What the task asks:
Locate the string "this" in the listing below. Copy every line where it is found.

+ + +

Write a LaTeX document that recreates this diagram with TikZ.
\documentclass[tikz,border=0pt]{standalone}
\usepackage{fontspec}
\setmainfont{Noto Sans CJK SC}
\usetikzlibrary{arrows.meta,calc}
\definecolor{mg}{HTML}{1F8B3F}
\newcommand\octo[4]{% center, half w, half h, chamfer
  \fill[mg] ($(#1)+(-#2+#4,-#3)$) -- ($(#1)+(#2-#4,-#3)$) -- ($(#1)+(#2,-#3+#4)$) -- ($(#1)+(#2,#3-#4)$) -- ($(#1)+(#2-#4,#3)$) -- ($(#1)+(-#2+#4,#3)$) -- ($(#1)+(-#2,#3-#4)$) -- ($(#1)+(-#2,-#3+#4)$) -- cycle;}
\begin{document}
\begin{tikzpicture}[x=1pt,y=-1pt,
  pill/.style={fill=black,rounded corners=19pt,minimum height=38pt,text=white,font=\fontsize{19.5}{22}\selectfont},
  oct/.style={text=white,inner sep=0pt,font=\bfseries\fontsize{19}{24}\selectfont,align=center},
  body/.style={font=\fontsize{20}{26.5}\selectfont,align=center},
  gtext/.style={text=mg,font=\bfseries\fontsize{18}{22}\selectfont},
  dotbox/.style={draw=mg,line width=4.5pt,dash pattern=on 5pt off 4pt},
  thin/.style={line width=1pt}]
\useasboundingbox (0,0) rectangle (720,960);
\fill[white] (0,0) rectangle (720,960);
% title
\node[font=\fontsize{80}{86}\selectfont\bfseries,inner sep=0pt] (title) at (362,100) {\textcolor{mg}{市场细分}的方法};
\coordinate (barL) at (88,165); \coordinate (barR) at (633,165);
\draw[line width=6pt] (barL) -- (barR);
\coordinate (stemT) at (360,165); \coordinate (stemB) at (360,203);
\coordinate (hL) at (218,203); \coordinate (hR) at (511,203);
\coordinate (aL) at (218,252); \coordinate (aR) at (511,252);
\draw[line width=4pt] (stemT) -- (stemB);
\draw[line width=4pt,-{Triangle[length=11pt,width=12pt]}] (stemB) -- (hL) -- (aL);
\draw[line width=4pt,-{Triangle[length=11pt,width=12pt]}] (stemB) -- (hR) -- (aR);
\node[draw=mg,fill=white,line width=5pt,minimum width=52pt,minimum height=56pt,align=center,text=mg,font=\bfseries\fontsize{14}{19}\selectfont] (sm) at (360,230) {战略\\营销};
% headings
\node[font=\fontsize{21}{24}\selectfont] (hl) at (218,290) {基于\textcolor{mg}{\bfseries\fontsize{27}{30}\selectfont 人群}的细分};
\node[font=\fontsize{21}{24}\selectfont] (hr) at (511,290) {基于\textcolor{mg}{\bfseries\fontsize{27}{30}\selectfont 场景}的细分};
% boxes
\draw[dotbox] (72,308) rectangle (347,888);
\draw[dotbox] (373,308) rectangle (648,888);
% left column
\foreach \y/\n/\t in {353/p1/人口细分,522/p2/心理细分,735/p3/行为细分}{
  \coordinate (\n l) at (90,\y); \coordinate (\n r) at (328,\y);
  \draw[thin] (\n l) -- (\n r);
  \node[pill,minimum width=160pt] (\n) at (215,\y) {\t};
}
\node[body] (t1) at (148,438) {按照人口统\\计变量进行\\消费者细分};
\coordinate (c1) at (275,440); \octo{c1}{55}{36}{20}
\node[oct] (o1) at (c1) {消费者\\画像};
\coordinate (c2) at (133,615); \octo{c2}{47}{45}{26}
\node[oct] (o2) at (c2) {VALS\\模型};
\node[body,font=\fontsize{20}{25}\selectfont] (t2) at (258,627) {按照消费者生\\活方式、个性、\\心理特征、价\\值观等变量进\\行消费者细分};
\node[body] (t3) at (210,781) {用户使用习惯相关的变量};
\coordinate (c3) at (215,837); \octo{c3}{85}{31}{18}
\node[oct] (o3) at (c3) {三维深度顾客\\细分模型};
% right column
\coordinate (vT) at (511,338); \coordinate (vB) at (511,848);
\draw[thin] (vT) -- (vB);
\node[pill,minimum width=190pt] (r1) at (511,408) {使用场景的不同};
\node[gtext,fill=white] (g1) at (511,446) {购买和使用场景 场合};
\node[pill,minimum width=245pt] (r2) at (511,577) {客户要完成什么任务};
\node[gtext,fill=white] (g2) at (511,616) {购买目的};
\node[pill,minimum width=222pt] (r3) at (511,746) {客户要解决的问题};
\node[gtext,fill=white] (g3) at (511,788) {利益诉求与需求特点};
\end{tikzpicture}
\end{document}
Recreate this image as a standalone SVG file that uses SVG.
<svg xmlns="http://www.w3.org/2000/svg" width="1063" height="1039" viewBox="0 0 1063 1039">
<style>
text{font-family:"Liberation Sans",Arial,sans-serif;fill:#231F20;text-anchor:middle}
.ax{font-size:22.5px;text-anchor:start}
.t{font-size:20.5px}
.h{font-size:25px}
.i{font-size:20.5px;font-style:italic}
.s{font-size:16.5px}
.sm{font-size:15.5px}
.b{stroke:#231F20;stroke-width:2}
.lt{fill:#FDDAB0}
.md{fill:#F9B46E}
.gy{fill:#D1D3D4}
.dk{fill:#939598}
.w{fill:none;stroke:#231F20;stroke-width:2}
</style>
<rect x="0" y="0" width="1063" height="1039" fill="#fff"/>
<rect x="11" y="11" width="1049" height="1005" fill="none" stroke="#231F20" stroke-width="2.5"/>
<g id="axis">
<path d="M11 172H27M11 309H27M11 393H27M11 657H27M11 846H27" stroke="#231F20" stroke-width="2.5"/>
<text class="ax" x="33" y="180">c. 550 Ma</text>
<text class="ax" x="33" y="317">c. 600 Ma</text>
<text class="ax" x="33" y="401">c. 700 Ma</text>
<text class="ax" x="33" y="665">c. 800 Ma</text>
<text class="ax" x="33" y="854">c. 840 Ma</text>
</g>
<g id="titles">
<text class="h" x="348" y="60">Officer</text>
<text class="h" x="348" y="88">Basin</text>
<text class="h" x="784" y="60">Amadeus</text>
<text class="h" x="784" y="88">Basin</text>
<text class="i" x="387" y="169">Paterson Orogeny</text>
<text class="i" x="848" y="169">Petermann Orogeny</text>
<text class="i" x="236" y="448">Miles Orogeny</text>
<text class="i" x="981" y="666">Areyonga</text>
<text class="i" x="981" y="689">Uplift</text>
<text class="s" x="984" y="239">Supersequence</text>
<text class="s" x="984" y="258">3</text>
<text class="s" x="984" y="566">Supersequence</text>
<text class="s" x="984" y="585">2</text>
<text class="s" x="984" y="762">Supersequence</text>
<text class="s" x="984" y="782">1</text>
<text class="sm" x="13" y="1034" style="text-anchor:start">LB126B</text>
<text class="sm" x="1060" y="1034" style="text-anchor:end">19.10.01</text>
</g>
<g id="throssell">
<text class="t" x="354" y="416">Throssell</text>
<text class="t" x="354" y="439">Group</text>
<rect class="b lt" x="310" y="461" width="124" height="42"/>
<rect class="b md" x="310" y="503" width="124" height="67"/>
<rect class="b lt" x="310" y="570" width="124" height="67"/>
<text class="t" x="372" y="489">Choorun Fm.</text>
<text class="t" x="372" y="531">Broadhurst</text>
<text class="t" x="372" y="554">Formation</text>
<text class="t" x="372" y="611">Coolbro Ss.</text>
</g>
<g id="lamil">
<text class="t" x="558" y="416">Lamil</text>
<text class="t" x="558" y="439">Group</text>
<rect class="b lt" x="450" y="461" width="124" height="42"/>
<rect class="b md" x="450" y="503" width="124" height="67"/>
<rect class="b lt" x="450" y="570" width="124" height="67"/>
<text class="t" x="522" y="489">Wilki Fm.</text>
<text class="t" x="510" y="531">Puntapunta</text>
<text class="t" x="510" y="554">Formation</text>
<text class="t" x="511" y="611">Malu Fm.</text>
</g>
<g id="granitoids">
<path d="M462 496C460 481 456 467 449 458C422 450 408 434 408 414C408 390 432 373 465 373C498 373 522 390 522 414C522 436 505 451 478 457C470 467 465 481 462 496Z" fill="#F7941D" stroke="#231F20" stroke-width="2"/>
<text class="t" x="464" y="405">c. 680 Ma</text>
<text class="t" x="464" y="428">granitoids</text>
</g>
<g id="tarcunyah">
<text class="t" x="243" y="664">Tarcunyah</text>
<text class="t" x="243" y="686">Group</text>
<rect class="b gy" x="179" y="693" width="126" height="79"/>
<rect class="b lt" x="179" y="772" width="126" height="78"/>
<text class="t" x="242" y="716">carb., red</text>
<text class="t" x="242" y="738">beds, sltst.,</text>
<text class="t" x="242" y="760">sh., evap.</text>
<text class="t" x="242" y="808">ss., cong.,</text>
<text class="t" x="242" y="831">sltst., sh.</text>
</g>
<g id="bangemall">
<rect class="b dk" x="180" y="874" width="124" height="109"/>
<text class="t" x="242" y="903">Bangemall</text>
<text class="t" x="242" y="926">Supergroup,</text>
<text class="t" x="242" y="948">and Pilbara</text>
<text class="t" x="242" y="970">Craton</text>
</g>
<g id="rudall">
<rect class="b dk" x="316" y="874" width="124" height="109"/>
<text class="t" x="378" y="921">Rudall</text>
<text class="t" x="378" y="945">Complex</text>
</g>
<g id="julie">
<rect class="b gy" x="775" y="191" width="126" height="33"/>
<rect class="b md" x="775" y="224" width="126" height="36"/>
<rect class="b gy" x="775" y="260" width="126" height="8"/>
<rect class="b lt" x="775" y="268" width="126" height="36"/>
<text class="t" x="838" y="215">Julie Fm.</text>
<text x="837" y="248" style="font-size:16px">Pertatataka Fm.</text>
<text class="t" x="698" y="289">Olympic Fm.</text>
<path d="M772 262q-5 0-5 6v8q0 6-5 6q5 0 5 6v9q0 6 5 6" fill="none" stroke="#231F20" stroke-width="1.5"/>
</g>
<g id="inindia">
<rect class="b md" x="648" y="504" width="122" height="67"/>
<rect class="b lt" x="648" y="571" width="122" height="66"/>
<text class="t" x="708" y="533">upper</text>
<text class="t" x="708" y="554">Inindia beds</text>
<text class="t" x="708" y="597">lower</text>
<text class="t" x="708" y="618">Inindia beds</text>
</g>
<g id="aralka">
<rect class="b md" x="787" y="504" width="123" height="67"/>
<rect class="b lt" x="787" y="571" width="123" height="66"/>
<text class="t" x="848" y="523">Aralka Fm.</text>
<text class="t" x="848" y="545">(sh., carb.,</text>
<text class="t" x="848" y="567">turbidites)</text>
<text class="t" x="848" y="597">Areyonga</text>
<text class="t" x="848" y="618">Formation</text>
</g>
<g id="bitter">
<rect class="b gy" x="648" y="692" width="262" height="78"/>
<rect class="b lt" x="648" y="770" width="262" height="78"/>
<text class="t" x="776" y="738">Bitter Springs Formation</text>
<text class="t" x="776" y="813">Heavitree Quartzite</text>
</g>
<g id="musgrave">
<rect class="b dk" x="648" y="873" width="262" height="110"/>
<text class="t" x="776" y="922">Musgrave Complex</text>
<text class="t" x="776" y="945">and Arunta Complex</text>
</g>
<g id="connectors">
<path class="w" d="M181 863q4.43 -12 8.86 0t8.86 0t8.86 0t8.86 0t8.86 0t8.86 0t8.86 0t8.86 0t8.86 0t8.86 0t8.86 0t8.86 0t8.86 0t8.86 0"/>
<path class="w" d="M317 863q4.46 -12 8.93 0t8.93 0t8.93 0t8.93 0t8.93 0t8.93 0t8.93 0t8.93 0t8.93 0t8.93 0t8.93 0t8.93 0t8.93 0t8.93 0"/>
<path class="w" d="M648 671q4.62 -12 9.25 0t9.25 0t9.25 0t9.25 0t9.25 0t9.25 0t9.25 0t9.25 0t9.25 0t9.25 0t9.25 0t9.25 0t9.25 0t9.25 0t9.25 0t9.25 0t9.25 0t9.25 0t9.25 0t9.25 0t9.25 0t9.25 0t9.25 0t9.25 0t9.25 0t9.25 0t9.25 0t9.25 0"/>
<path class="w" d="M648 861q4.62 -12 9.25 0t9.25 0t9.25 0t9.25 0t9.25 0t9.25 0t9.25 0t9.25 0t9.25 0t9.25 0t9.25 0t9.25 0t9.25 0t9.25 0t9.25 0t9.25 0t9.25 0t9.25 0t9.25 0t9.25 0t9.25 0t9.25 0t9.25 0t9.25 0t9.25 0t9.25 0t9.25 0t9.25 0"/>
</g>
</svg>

+ + +

Solved exercise:
Write a LaTeX document that recreates this diagram with TikZ.
Recreate this image as a standalone SVG file that uses SVG.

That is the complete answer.